Le cime di Pietroburgo di Butkov, contemporaneo di Gogol, esce nel 1845.
Attenta disamina della società russa di metà ottocento, il testo è ambientato nelle soffitte pietroburghesi, quelle “cime” a metà strada fra inferno e paradiso abitata soprattutto da piccoli funzionari pubblici, alcuni cinici arrivisti, altri sognatori disillusi, tutti cristallizzati in un’esistenza da Cinovnik fatta di stenti, speranze appassite e vite tradite.
L’opera, che si inserisce nel filone del naturalismo russo è figlia di una scrittura essenziale ma mai noiosa o arida, permeata da un’ironia amara che a tratti assume i lineamenti della disperazione che però si tramuta quasi subito, come ad esempio nel racconto “L’abito buono” in una “serena” accettazione della propria misera condizione.
Le storie sono popolate di personaggi le cui esistenza è segnata già alla nascita da un’organizzazione sociale staticamente divisa in classi dalle quali solo la fortuna, la benevolenza di un protettore o un matrimonio ben ponderato possono aprire uno spiraglio di felicità –comunque scontata a caro prezzo- rappresentata dal quantitativo di Rubli che si riusciranno a mettere assieme il primo del mese.
Nelle storie si rincorre una speranza tisica, una felicità di cartapesta legate ad un nastrino, un matrimonio d’interesse che puntualmente non arriva o se lo fa comunque pretende un duro scotto da pagare. Un orizzonte tutt’altro che rassicurante sotto il cielo grigio di una Pietroburgo che da città diviene quasi paesaggio di quell’anima della piccola Russia costellata di miseri funzionari statali, piccoli proprietari oppressi e la grande massa di diseredati che davanti a loro non hanno che un futuro piatto e ben nitido, granitico nella sua irreversibilità che stride in maniera dolorosa con quel benessere esclusivo appannaggio delle “persone per bene”, che sembra così vicino ma che nonostante gli sforzi probabilmente nessuno di loro riuscirà ad afferrare.

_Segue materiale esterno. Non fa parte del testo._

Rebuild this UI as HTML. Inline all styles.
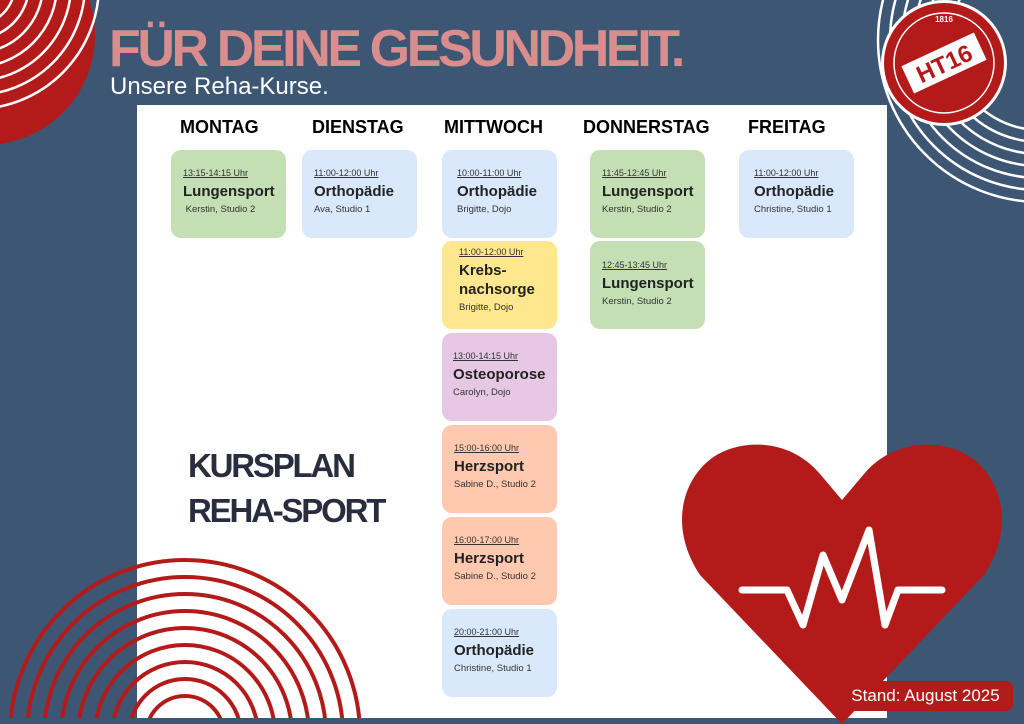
<!DOCTYPE html>
<html><head><meta charset="utf-8"><style>
*{margin:0;padding:0;box-sizing:border-box}
html,body{width:1024px;height:724px;overflow:hidden}
body{background:#3d5673;position:relative;font-family:"Liberation Sans",sans-serif}
.abs{position:absolute}
.panel{left:137px;top:105px;width:750px;height:613px;background:#fff}
.title{left:109px;top:19px;font-size:52px;font-weight:bold;color:#d98d8d;letter-spacing:-3.4px;white-space:nowrap}
.sub{left:110px;top:73px;font-size:24px;color:#fff;white-space:nowrap}
.day{top:117px;font-size:18px;font-weight:bold;color:#000;white-space:nowrap}
.card{position:absolute;width:115px;height:88px;border-radius:10px;padding:18px 0 0 12px;color:#222;overflow:hidden}
.t{font-size:9px;text-decoration:underline;color:#333;white-space:nowrap}
.n{font-size:15px;font-weight:bold;margin-top:4px;white-space:nowrap;line-height:19px}
.p{font-size:9.5px;margin-top:3px;color:#333;white-space:nowrap}
.g{background:#c3dfb3}.b{background:#dae8fc}.y{background:#fee78f}.v{background:#e7c8e4}.o{background:#fec9ae}
.kp{left:188px;top:443px;font-size:33px;font-weight:bold;color:#2a2d3e;letter-spacing:-2.2px;line-height:45px}
.stand{left:838px;top:681px;width:175px;height:30px;background:#b31b1b;border-radius:7px;color:#fff;font-size:17px;text-align:center;line-height:30px}
</style></head><body>
<svg class="abs" style="left:0;top:0" width="1024" height="724">
<circle cx="-15" cy="35" r="110" fill="#b31b1b"/>
<g fill="none" stroke="#fff" stroke-width="2.5">
<circle cx="-25" cy="-15" r="40"/><circle cx="-25" cy="-15" r="54"/><circle cx="-25" cy="-15" r="68"/><circle cx="-25" cy="-15" r="82"/><circle cx="-25" cy="-15" r="96"/><circle cx="-25" cy="-15" r="110"/><circle cx="-25" cy="-15" r="124"/>
</g>
<g fill="none" stroke="#fff" stroke-width="2.5">
<circle cx="1040" cy="40" r="90"/><circle cx="1040" cy="40" r="102"/><circle cx="1040" cy="40" r="114"/><circle cx="1040" cy="40" r="126"/><circle cx="1040" cy="40" r="138"/><circle cx="1040" cy="40" r="150"/><circle cx="1040" cy="40" r="162"/>
</g>
</svg>
<div class="abs panel"></div>
<svg class="abs" style="left:0;top:0" width="1024" height="724">
<circle cx="944" cy="63" r="63" fill="#fff"/>
<circle cx="944" cy="63" r="60" fill="#b31b1b"/>
<circle cx="944" cy="63" r="50" fill="none" stroke="#fff" stroke-width="1.5"/>
<g transform="rotate(-25 944 63)"><rect x="904" y="48" width="80" height="30" fill="#fff"/>
<text x="944" y="72" text-anchor="middle" font-family="Liberation Sans" font-weight="bold" font-size="24" fill="#b31b1b">HT16</text></g>
<text x="944" y="22" text-anchor="middle" font-size="8" font-weight="bold" fill="#fff" font-family="Liberation Sans">1816</text>
<g fill="none" stroke="#b31b1b" stroke-width="4">
<circle cx="185" cy="735" r="175"/><circle cx="185" cy="735" r="158"/><circle cx="185" cy="735" r="141"/><circle cx="185" cy="735" r="124"/><circle cx="185" cy="735" r="107"/><circle cx="185" cy="735" r="90"/><circle cx="185" cy="735" r="73"/><circle cx="185" cy="735" r="56"/><circle cx="185" cy="735" r="39"/>
</g>
<rect x="0" y="718" width="1024" height="6" fill="#3d5673"/>
<path d="M842 500 L820 474 C790 438 740 438 712 458 C680 482 670 530 700 575 L842 724 L984 575 C1014 530 1004 482 972 458 C944 438 894 438 864 474 Z" fill="#b31b1b"/>
<polyline points="742,590 787,590 803,625 823,555 842,600 869,530 885,625 898,590 942,590" fill="none" stroke="#fff" stroke-width="7" stroke-linejoin="round" stroke-linecap="round"/>
</svg>
<div class="abs title">FÜR DEINE GESUNDHEIT.</div>
<div class="abs sub">Unsere Reha-Kurse.</div>
<div class="abs day" style="left:180px">MONTAG</div>
<div class="abs day" style="left:312px">DIENSTAG</div>
<div class="abs day" style="left:444px">MITTWOCH</div>
<div class="abs day" style="left:583px">DONNERSTAG</div>
<div class="abs day" style="left:748px">FREITAG</div>

<div class="card g" style="left:171px;top:150px"><div class="t">13:15-14:15 Uhr</div><div class="n">Lungensport</div><div class="p">&nbsp;Kerstin, Studio 2</div></div>
<div class="card b" style="left:302px;top:150px"><div class="t">11:00-12:00 Uhr</div><div class="n">Orthopädie</div><div class="p">Ava, Studio 1</div></div>
<div class="card b" style="left:442px;top:150px;padding-left:15px"><div class="t">10:00-11:00 Uhr</div><div class="n">Orthopädie</div><div class="p">Brigitte, Dojo</div></div>
<div class="card y" style="left:442px;top:241px;padding:6px 0 0 17px"><div class="t">11:00-12:00 Uhr</div><div class="n">Krebs-<br>nachsorge</div><div class="p">Brigitte, Dojo</div></div>
<div class="card v" style="left:442px;top:333px;padding-left:11px"><div class="t">13:00-14:15 Uhr</div><div class="n">Osteoporose</div><div class="p">Carolyn, Dojo</div></div>
<div class="card o" style="left:442px;top:425px"><div class="t">15:00-16:00 Uhr</div><div class="n">Herzsport</div><div class="p">Sabine D., Studio 2</div></div>
<div class="card o" style="left:442px;top:517px"><div class="t">16:00-17:00 Uhr</div><div class="n">Herzsport</div><div class="p">Sabine D., Studio 2</div></div>
<div class="card b" style="left:442px;top:609px"><div class="t">20:00-21:00 Uhr</div><div class="n">Orthopädie</div><div class="p">Christine, Studio 1</div></div>
<div class="card g" style="left:590px;top:150px"><div class="t">11:45-12:45 Uhr</div><div class="n">Lungensport</div><div class="p">Kerstin, Studio 2</div></div>
<div class="card g" style="left:590px;top:241px;padding-top:19px"><div class="t">12:45-13:45 Uhr</div><div class="n">Lungensport</div><div class="p">Kerstin, Studio 2</div></div>
<div class="card b" style="left:739px;top:150px;padding-left:15px"><div class="t">11:00-12:00 Uhr</div><div class="n">Orthopädie</div><div class="p">Christine, Studio 1</div></div>

<div class="abs kp">KURSPLAN<br>REHA-SPORT</div>
<div class="abs stand">Stand: August 2025</div>
</body></html>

Un testo godibile che tratteggia in maniera esemplare un settore della società russa all’ombra della nascita dei movimenti rivoluzionari che animeranno il paese negli anni a venire e che oltretutto ci dimostra come pur in un’epoca lontana e ad esotiche latitudini le aspirazioni di una massa rassegnata siano sostanzialmente le stesse.